From the entries below, copy out every line with "this" in it.
::::::
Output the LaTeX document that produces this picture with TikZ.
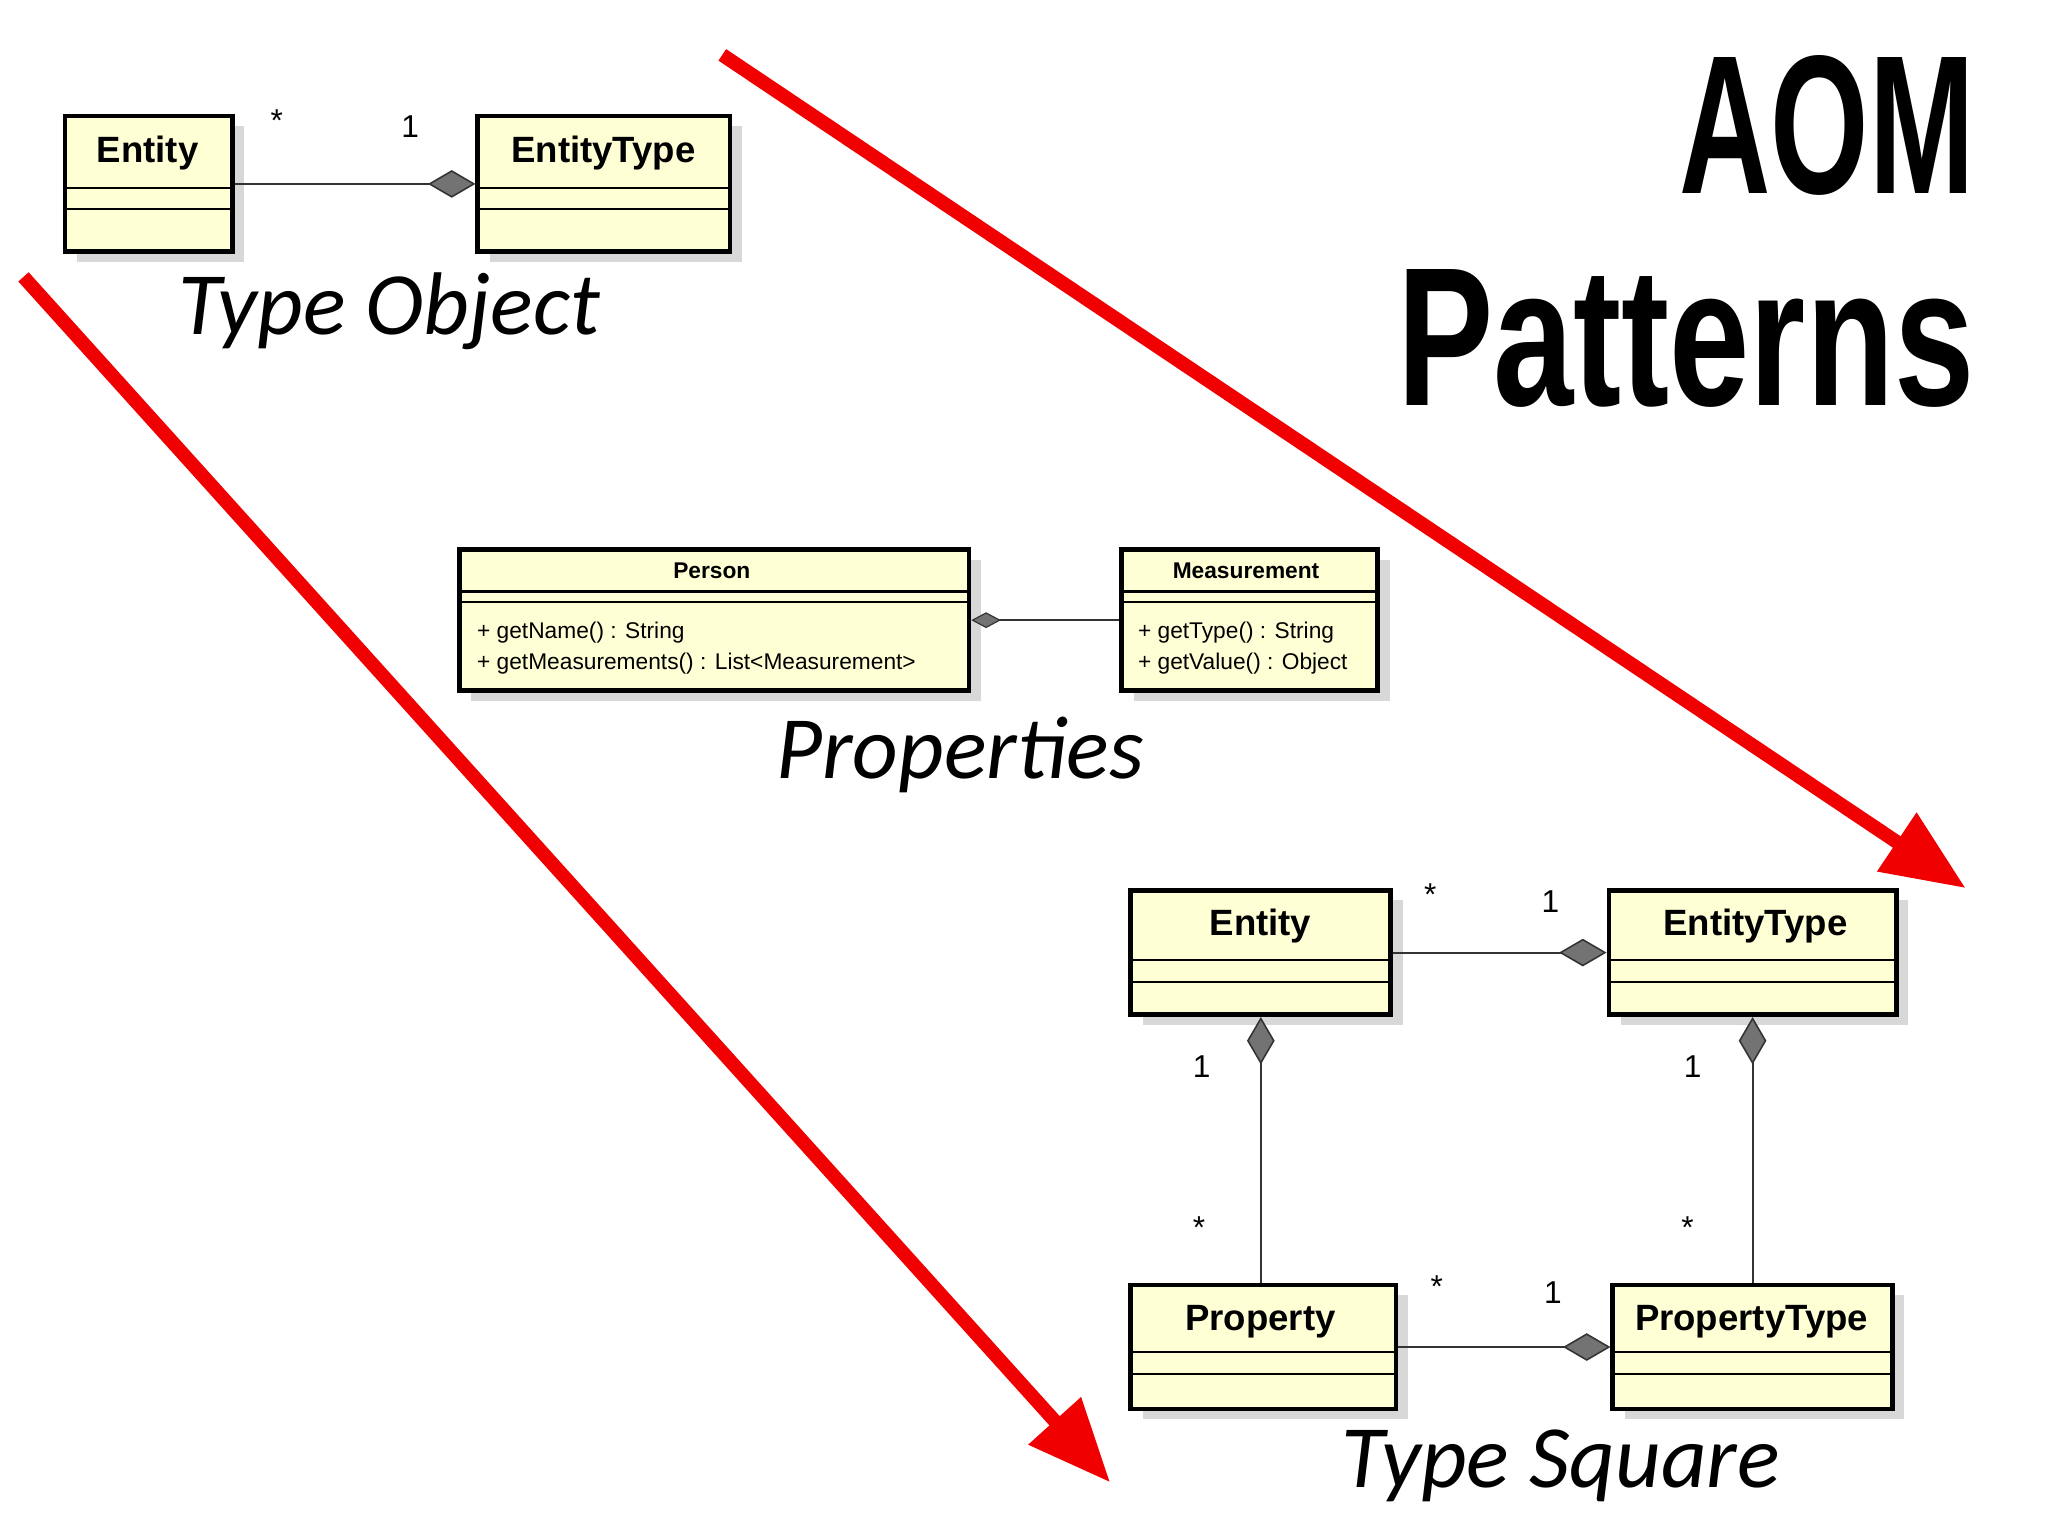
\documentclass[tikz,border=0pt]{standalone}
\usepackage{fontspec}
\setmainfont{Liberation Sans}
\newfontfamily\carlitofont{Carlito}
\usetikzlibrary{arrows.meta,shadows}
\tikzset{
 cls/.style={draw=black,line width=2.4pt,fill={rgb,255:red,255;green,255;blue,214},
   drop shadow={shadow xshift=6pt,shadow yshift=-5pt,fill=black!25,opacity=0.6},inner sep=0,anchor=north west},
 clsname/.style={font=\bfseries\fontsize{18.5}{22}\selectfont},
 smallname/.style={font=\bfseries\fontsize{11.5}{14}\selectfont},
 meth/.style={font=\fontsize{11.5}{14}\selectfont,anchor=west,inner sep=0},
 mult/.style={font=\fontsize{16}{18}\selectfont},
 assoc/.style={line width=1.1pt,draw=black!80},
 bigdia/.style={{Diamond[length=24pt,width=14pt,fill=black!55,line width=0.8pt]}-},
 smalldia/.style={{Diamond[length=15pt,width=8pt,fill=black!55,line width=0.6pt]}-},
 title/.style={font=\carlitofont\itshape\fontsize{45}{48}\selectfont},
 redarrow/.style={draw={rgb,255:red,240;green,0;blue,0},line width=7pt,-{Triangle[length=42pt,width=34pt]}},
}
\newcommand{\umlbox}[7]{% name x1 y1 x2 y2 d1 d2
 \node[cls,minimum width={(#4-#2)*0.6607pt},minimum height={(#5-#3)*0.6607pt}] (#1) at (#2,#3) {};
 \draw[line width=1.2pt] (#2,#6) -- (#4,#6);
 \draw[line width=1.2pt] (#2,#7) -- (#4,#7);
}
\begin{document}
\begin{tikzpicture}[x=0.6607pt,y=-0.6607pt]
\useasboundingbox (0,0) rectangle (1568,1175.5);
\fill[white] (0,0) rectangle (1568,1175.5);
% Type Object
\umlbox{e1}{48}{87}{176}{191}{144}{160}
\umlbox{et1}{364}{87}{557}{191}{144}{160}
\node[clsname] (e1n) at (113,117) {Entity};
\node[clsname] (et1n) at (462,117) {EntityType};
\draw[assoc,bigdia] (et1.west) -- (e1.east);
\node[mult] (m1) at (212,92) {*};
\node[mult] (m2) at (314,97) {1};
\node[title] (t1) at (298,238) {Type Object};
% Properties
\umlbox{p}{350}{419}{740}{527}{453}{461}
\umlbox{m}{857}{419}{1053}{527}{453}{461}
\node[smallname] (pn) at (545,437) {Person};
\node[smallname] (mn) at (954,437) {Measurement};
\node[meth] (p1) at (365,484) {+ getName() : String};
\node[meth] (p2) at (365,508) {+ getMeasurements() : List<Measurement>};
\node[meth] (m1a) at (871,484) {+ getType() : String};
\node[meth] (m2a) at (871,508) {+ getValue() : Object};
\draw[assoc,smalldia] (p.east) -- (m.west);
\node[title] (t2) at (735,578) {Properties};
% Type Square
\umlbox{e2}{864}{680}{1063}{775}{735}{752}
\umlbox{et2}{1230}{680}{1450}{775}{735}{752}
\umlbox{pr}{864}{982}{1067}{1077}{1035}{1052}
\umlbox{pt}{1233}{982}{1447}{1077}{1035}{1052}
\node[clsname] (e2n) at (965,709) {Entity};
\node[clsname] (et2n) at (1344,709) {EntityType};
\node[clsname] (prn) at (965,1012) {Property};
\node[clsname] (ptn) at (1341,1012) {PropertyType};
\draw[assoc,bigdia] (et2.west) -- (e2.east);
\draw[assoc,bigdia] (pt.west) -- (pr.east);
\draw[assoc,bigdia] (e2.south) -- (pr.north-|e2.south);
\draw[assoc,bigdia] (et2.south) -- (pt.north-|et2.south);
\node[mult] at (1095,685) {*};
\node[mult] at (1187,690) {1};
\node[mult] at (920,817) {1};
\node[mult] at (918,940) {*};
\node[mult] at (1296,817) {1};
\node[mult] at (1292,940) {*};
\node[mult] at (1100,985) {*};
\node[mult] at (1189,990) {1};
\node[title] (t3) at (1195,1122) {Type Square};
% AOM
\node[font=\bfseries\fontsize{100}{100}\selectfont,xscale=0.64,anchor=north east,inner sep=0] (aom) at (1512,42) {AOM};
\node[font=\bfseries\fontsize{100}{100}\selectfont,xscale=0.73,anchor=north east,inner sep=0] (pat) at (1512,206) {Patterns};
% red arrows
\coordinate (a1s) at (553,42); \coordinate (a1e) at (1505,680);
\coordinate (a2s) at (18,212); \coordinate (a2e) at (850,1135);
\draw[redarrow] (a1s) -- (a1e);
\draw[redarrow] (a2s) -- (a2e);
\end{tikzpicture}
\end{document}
::::::
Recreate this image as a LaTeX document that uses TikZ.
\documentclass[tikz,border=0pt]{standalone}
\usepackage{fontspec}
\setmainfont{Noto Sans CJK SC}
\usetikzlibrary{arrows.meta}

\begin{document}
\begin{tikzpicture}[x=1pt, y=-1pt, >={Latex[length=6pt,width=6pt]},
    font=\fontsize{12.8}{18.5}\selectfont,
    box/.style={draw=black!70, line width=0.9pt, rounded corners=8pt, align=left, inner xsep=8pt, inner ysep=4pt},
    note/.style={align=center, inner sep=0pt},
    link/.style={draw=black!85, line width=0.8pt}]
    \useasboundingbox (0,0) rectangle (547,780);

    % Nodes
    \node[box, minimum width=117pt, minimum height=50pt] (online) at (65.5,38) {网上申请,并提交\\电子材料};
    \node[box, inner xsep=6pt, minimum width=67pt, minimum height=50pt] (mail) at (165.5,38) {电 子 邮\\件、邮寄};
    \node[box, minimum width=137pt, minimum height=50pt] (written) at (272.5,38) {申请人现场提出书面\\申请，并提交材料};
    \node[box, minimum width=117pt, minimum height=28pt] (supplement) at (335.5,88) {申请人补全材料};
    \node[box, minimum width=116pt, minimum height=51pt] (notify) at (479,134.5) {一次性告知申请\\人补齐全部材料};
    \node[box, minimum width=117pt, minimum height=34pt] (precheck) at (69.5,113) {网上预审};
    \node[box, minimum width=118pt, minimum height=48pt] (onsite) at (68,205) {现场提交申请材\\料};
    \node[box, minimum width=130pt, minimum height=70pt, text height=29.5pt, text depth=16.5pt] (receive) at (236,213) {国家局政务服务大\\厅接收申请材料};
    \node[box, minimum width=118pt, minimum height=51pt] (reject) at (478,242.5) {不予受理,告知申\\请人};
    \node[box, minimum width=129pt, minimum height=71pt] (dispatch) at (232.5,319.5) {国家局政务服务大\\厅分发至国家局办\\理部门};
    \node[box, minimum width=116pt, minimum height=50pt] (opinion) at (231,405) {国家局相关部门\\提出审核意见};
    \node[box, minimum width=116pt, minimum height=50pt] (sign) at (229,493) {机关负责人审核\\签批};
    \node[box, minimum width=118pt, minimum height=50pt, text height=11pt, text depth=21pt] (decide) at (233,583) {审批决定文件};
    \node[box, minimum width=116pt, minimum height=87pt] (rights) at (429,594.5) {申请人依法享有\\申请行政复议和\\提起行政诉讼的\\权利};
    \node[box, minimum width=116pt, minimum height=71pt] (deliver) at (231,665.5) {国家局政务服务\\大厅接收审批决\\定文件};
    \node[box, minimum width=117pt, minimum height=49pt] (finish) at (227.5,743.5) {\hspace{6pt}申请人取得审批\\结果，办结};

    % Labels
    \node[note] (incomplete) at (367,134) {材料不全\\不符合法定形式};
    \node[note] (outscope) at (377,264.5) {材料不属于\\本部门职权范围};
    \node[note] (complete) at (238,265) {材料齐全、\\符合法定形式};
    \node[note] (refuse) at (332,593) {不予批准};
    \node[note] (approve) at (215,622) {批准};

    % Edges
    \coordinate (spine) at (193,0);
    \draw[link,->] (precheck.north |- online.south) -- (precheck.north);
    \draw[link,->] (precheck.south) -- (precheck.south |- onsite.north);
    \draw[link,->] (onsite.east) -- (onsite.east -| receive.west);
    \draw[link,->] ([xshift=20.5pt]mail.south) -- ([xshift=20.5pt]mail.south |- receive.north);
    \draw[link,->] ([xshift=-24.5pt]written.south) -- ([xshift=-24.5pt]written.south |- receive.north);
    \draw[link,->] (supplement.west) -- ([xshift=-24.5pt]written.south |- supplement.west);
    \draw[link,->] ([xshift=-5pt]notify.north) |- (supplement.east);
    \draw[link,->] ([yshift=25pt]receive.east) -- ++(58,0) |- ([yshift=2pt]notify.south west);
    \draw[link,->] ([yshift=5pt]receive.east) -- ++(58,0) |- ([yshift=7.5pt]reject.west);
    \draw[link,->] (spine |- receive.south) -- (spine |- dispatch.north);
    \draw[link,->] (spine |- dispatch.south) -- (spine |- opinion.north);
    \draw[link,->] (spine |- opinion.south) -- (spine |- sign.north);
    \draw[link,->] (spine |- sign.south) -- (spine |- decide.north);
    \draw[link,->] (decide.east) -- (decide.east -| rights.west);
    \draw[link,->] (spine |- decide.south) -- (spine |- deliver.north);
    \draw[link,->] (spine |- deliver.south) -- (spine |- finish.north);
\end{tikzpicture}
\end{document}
::::::
> **Response to the task**
Output the LaTeX document that produces this picture with TikZ.
Recreate this image as a LaTeX document that uses TikZ.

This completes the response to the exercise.